Google In-Depth

What's this?

Google In-Depth (or InDepth for short) is a little program that does a custom Google search, then scans the resulting pages for certain URLs.

If that sounds vague, maybe an example will make things clearer. Let's say I want to look for BitTorrent files. I can do a Google search for e.g. "manga .torrent", but I have to manually inspect every single URL that Google returns. This is where InDepth comes in. We can pass the query to InDepth (to be executed by Google), and pass a Python function that filters out the URLs we want, e.g. those ending in ".torrent". InDepth now produces a database with URLs found, and a HTML file from this database. You can view the HTML file in your browser and have immediate access to (hopefully) relevant URLs. (The HTML is not very pretty, but it works.)

Requirements

InDepth uses PyGoogle by Mark Pilgrim. The relevant PyGoogle files are included, so you don't have to download it yourself. However, you'll still need a Google license key to be able to use it. See Mark's documentation for more information on how to get the key and where to store it so PyGoogle finds it.

InDepth also uses Python 2.3 (for the csv module).

If you want to run the tests, you'll need Testipy.

How to use it

The rules.py file is most important, because this is where you store the "rules" that InDepth knows. For example, to look for zip files in manga sites, we could add this to the rules dictionary:

    'manga_zips': {
        'query': 'manga download',
        'filter': lambda url: url.endswith(".zip")
    }

That's all. query is the query to be executed by Google, filter is a Python function that determines if we want an URL or not. manga_zips is the name of the rule, which will be passed on the command line.

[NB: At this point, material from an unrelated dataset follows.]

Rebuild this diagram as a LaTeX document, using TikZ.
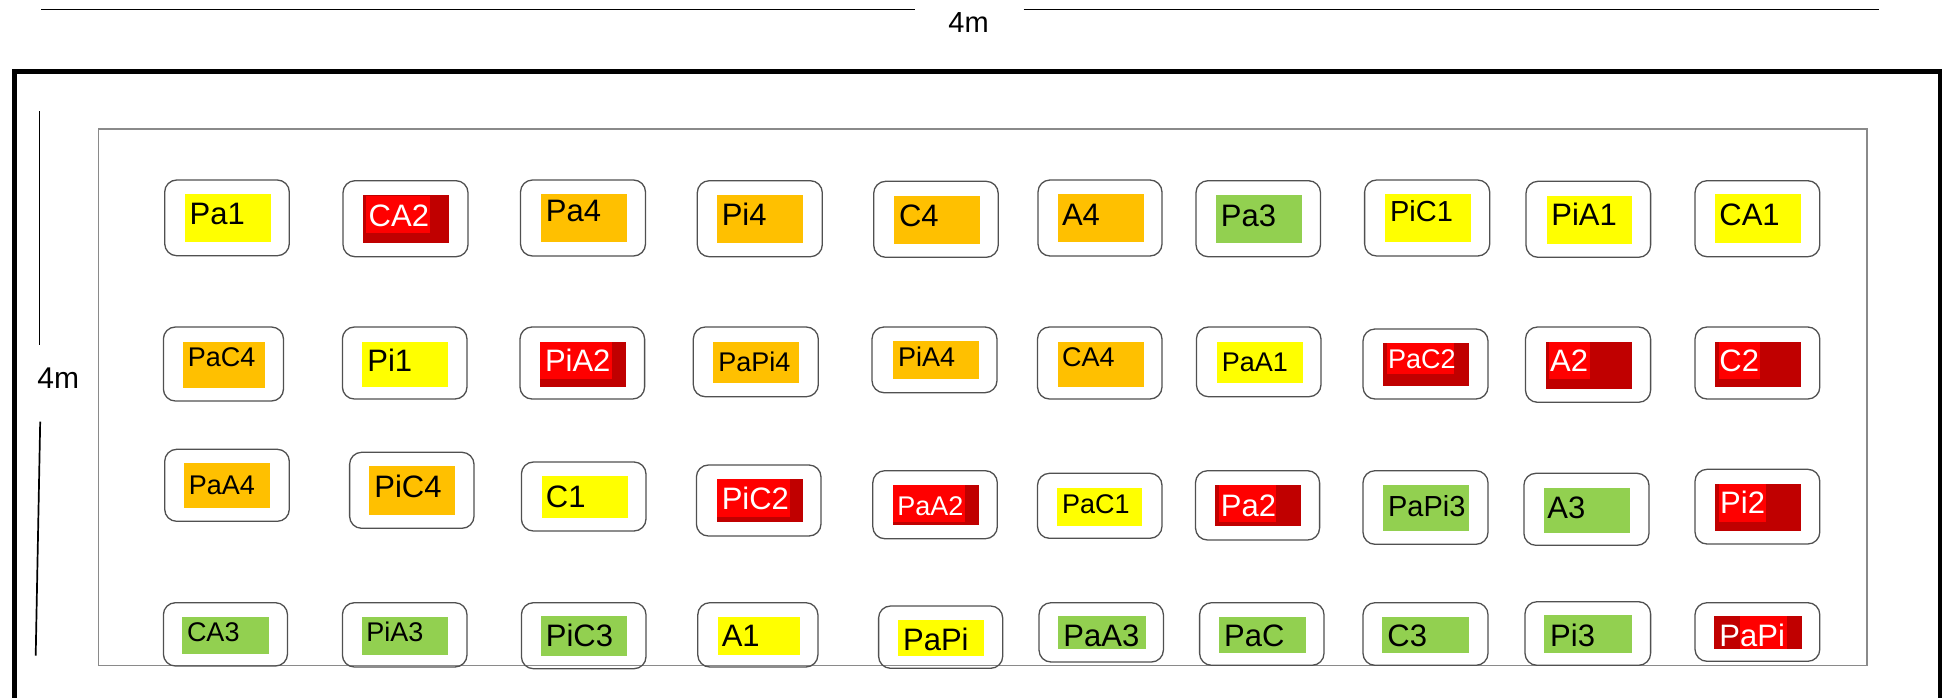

After adding this rule, we can start indepth.py. Two command line options are important here: -s, which sets the *item* (not page) where Google will start its search, and -n, which sets the number of pages (each of 10 items) to be searched. -s defaults to 0 and -n to 1, so without these parameters, the first 10 search results will be scanned. -s and -n are optional, but you'll always need to specify the name of the rule you want to use. For example:

indepth.py -s 10 -n 5 manga_zips

This will search Google, starting at item 10, spanning 5 pages. In other words, 50 search results will be scanned for URLs using the "manga_zips" rule, producing a database of URLs ending in ".zip". The name of the database will be manga_zips.data.

When the search is done, a file manga_zips.html is created, which can be viewed in a browser for easy access to the URLs harvested.

Notes

  • The Google API apparently only returns search results of 10 items or less. This means that if you have InDepth do a search of 5 pages, it will do 5 separate searches of 10 items each, using up 5 "slots" from your license key. This will usually not be a problem, unless you are doing really huge searches.

  • If you don't want to do any searches, but just want to create the HTML file from an existing database, use -n 0 on the command line.

  • An existing database will not be overwritten; rather, new URLs will be appended to it. Existing URLs will not be added again, preventing duplicate entries.